The report, entitled Broken Records, uses data culled from the Department of Justice and various state sources and gives failing grades to 22 states for having grossly inadequate criminal, domestic violence, and mental disability records. North Carolina received the top grade of B+, followed by New York and Michigan, which received B's. Indiana maintains the worst records in the country. Each state compiles felony conviction, mental disability, and domestic violence records for use by the FBI's National Instant Criminal Background Check System (NICS) and state agencies to approve or disapprove gun buyers under the Brady Law. Because states have failed to computerize many of these records, thousands of prohibited buyers have been able to obtain guns even after undergoing a background check.

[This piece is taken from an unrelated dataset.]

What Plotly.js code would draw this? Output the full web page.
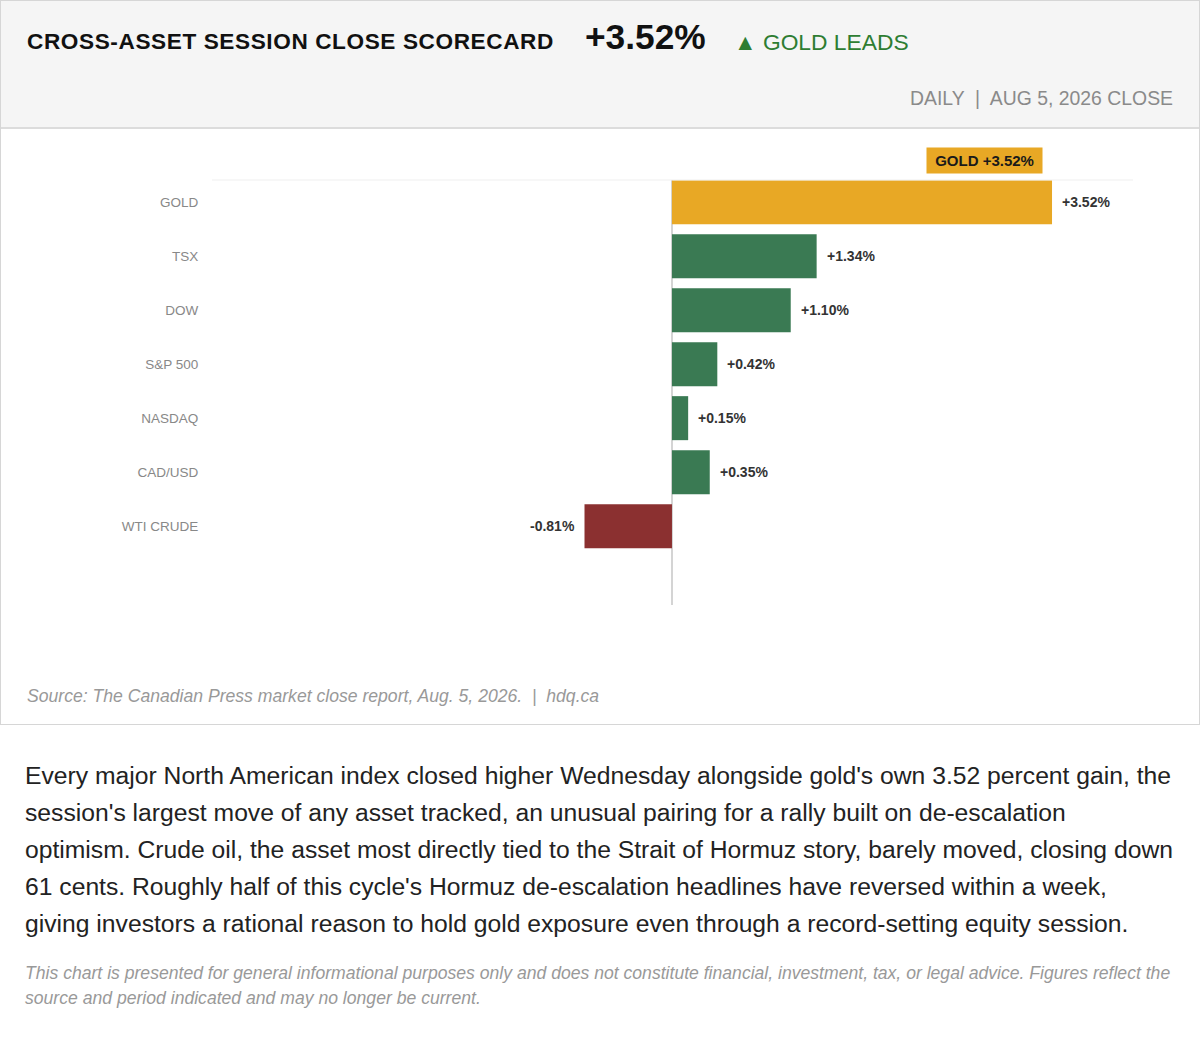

AGSF found that, according to state and federal sources, 9,976 prohibited buyers throughout the nation obtained a gun because of faulty records. Under federal law, if the state or federal government cannot complete a background check within 3 business days, gun dealers may turn over a firearm to a buyer. AGSF warned that this number represents only the tip of the iceberg, as the figure does not include the thousands of others who might have obtained guns illegally because mental disability and domestic violence records are either not part of the database or totally nonexistent in many states.